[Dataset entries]
........
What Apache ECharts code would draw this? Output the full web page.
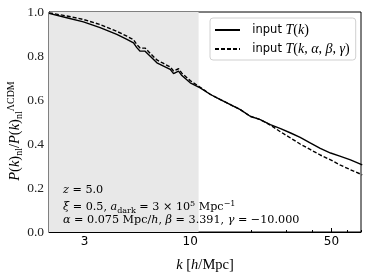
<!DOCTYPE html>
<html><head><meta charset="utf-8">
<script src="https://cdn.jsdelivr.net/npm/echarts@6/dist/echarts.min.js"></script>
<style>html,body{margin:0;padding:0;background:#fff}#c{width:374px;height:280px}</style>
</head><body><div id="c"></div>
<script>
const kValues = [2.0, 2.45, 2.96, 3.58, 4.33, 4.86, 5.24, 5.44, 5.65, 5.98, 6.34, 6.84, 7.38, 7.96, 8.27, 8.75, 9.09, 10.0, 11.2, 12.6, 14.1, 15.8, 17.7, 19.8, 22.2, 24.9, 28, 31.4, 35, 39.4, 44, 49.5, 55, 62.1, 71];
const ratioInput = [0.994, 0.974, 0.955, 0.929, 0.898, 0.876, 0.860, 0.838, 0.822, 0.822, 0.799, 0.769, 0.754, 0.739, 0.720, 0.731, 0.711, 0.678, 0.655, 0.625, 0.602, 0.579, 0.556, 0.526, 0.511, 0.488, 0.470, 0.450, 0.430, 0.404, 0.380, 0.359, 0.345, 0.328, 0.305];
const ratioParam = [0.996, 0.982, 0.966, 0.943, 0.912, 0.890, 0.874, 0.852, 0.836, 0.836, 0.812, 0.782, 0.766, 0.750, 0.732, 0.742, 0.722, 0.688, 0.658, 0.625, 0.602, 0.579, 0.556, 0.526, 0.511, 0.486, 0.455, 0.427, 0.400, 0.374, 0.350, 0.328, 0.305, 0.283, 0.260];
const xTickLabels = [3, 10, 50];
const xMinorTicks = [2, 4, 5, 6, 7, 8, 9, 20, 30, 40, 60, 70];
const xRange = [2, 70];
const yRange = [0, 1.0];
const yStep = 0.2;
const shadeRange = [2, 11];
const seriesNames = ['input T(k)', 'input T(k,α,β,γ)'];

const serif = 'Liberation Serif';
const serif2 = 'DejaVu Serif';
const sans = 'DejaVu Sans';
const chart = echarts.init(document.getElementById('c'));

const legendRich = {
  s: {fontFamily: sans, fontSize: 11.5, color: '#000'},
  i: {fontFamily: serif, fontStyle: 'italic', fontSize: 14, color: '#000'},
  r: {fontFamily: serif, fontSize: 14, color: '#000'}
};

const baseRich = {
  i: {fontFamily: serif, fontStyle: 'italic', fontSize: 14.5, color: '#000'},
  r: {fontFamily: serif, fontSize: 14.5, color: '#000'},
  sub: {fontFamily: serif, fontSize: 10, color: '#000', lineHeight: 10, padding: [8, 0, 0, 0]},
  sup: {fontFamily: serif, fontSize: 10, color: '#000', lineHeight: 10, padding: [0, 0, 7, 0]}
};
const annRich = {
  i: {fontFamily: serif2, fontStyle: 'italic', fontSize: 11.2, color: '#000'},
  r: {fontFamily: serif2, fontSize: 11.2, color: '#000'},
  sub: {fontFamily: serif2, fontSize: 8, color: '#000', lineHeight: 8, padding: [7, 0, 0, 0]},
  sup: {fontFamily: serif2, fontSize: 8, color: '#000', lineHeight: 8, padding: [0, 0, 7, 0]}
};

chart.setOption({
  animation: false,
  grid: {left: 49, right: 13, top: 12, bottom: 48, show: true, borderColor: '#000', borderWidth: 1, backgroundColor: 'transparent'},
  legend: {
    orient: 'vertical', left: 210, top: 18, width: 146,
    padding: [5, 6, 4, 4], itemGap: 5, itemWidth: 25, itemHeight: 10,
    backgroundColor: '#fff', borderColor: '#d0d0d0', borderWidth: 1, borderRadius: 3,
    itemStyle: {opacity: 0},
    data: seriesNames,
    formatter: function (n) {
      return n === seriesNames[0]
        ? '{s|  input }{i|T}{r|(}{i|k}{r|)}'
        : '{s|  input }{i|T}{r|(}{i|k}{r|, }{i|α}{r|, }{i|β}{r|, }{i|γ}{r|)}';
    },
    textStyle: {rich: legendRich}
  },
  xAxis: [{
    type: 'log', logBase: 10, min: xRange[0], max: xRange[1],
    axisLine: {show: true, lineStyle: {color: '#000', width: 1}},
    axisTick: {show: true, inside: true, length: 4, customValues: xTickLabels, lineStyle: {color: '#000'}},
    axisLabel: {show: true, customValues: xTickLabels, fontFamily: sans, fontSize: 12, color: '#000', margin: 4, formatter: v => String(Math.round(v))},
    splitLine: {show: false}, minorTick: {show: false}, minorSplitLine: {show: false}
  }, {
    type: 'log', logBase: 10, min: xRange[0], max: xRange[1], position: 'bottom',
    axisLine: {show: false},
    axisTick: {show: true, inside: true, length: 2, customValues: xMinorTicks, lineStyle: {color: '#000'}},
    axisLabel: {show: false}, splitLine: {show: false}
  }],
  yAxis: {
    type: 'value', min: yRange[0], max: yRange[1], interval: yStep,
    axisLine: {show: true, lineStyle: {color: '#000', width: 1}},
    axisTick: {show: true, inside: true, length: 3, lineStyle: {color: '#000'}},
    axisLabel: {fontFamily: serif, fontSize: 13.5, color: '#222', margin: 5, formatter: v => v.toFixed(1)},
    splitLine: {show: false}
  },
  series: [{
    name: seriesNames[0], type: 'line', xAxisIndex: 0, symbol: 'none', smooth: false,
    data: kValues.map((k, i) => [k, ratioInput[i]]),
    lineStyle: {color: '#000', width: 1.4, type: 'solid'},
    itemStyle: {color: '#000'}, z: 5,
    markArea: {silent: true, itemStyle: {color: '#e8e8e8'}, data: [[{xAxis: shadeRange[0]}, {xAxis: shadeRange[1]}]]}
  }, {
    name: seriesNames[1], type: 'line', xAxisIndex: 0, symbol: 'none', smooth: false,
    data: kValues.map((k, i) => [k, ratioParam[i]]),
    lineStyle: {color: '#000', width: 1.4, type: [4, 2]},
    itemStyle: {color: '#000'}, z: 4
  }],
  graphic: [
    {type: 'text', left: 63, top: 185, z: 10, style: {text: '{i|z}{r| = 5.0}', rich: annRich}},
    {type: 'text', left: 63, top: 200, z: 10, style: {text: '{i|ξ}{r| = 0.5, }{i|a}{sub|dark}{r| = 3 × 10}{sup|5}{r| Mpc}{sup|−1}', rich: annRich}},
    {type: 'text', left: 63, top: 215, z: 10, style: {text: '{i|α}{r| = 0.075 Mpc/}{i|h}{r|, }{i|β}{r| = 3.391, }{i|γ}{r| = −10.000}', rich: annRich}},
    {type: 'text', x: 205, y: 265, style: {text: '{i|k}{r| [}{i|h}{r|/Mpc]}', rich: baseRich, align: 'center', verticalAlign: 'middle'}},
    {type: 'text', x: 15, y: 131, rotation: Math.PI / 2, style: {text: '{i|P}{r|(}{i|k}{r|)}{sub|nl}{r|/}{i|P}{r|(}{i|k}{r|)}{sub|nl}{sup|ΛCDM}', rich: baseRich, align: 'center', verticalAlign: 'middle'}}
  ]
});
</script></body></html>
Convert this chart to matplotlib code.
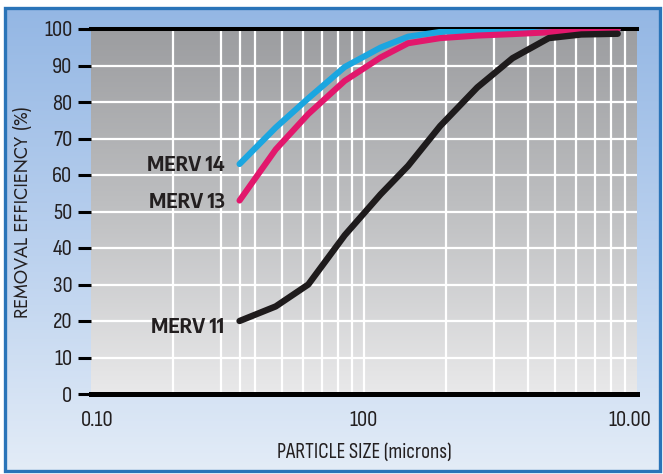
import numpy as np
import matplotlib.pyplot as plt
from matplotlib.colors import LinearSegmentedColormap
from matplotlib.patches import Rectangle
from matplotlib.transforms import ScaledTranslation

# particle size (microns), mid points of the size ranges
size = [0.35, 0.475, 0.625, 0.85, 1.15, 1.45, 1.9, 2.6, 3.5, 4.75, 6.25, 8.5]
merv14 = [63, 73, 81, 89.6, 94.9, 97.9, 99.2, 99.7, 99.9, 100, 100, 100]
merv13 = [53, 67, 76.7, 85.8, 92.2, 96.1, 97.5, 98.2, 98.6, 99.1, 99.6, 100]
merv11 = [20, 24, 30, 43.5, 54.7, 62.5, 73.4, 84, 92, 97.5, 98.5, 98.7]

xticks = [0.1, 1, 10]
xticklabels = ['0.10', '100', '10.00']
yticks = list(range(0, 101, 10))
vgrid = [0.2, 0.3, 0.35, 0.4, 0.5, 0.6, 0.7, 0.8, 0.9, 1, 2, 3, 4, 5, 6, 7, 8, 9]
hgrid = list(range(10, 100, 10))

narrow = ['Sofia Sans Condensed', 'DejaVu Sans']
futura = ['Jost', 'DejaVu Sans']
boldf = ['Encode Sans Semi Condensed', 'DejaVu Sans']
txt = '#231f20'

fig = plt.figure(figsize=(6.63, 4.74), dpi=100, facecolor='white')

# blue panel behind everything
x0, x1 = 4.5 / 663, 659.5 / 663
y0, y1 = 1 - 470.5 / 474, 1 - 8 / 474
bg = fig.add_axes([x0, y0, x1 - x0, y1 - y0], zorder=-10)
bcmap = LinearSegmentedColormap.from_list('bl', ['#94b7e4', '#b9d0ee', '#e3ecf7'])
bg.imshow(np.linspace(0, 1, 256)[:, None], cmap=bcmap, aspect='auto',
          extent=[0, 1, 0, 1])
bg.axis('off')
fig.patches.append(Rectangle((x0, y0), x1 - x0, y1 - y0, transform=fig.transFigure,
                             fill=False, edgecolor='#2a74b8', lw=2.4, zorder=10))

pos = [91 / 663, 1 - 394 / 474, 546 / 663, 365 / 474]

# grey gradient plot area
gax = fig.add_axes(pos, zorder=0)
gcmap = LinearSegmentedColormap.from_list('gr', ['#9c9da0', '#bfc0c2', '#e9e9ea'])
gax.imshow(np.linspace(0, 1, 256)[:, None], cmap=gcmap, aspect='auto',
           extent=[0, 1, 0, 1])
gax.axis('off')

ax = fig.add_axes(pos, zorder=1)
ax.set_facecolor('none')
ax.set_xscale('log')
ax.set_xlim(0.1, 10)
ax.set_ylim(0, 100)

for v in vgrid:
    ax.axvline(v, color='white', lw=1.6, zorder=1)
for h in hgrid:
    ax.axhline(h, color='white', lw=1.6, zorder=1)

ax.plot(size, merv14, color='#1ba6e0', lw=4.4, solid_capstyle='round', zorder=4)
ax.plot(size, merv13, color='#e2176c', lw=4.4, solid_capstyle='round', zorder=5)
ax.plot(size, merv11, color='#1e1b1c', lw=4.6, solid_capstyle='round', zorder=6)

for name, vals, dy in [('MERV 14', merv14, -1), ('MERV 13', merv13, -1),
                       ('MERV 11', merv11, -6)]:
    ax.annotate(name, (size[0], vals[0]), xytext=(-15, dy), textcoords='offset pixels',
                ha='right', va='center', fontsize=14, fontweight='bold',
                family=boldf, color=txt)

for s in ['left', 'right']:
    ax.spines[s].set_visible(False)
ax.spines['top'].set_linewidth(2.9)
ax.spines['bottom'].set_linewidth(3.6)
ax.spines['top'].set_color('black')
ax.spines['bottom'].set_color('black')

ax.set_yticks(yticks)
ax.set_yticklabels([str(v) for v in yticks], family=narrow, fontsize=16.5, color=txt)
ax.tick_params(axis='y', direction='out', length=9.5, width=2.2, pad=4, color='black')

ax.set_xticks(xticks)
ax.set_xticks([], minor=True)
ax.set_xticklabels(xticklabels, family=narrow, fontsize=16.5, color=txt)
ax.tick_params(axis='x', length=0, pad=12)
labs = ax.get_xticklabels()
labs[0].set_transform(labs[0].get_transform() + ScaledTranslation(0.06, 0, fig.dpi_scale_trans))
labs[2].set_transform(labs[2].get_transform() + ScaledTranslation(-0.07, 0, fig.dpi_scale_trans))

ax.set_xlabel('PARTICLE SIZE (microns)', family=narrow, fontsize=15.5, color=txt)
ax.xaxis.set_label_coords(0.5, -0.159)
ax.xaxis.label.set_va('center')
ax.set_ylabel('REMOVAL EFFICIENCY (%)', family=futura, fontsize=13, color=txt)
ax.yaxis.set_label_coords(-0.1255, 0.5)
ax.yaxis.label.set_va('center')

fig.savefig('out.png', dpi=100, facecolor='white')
........
▶ REQUIREMENT:
Repeat exactly the lines from the first line of the records above through the line containing "const chart = echarts.init(document.getElementById('c'));", leaving out the pictures.

▶ SOLVED PROBLEM:
What Apache ECharts code would draw this? Output the full web page.
<!DOCTYPE html>
<html><head><meta charset="utf-8">
<script src="https://cdn.jsdelivr.net/npm/echarts@6/dist/echarts.min.js"></script>
<style>html,body{margin:0;padding:0;background:#fff}#c{width:374px;height:280px}</style>
</head><body><div id="c"></div>
<script>
const kValues = [2.0, 2.45, 2.96, 3.58, 4.33, 4.86, 5.24, 5.44, 5.65, 5.98, 6.34, 6.84, 7.38, 7.96, 8.27, 8.75, 9.09, 10.0, 11.2, 12.6, 14.1, 15.8, 17.7, 19.8, 22.2, 24.9, 28, 31.4, 35, 39.4, 44, 49.5, 55, 62.1, 71];
const ratioInput = [0.994, 0.974, 0.955, 0.929, 0.898, 0.876, 0.860, 0.838, 0.822, 0.822, 0.799, 0.769, 0.754, 0.739, 0.720, 0.731, 0.711, 0.678, 0.655, 0.625, 0.602, 0.579, 0.556, 0.526, 0.511, 0.488, 0.470, 0.450, 0.430, 0.404, 0.380, 0.359, 0.345, 0.328, 0.305];
const ratioParam = [0.996, 0.982, 0.966, 0.943, 0.912, 0.890, 0.874, 0.852, 0.836, 0.836, 0.812, 0.782, 0.766, 0.750, 0.732, 0.742, 0.722, 0.688, 0.658, 0.625, 0.602, 0.579, 0.556, 0.526, 0.511, 0.486, 0.455, 0.427, 0.400, 0.374, 0.350, 0.328, 0.305, 0.283, 0.260];
const xTickLabels = [3, 10, 50];
const xMinorTicks = [2, 4, 5, 6, 7, 8, 9, 20, 30, 40, 60, 70];
const xRange = [2, 70];
const yRange = [0, 1.0];
const yStep = 0.2;
const shadeRange = [2, 11];
const seriesNames = ['input T(k)', 'input T(k,α,β,γ)'];

const serif = 'Liberation Serif';
const serif2 = 'DejaVu Serif';
const sans = 'DejaVu Sans';
const chart = echarts.init(document.getElementById('c'));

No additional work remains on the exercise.